Continued reverses of Juarez's troops rendered it necessary for him to withdraw as far north as El Paso del Norte, where he fixed his government on Aug. 15, 1865. While at this place, his term of office having expired (Nov. 30), Gen. Gonzalez Ortega, in virtue of his position as president of the supreme court of justice, asserted his right to assume the executive power; but Juarez, foreseeing the disastrous effects that a change of government might produce at such a juncture, declared his term of administration extended until peace should be restored and new constitutional elections take place. To avoid the appearance of abandoning the national soil, he frequently refused invitations of the American commander of Fort Bliss to visit him. In June, 1866, his arms obtained a first decided success; and continuing victorious, he left El Paso and steadily advanced southward, tarrying for brief periods at Chihuahua, Durango, Zaca-tecas, and San Luis Potosi (February, 1867), while the troops under Maximilian were concentrated in the city of Queretaro, after the reembarkation for France of the forces under Bazaine. That place was soon invested by the Juarez troops, and Maximilian captured and shot (June 19). On July 16 Juarez reentered the capital of the republic, and in October he was reelected constitutional president.

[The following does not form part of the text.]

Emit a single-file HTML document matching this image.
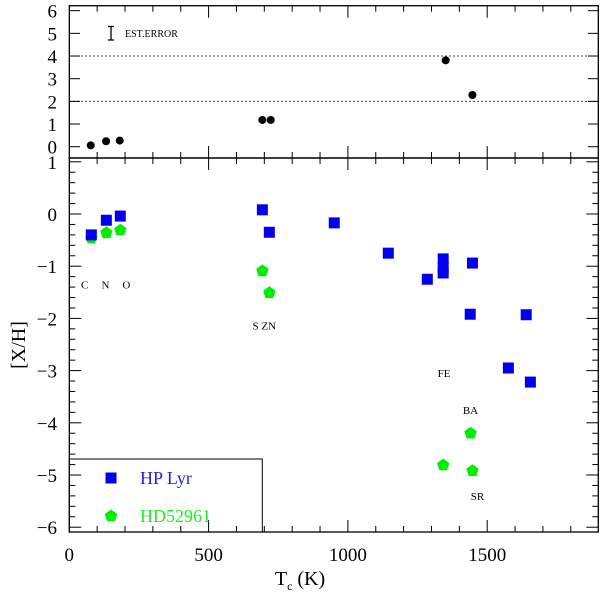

The five succeeding years were marked by a series of revolutions, in which the principal actors were Gen. Porfirio Diaz (the unsuccessful candidate against Juarez in 1867) and his partisans. Peace was restored in 1872; and Juarez, who had been reelected in 1871, seemed likely to enjoy a season of tranquillity; but his constitution, naturally strong, had gradually given way under the trials which beset his stormy administration, and he died of apoplexy.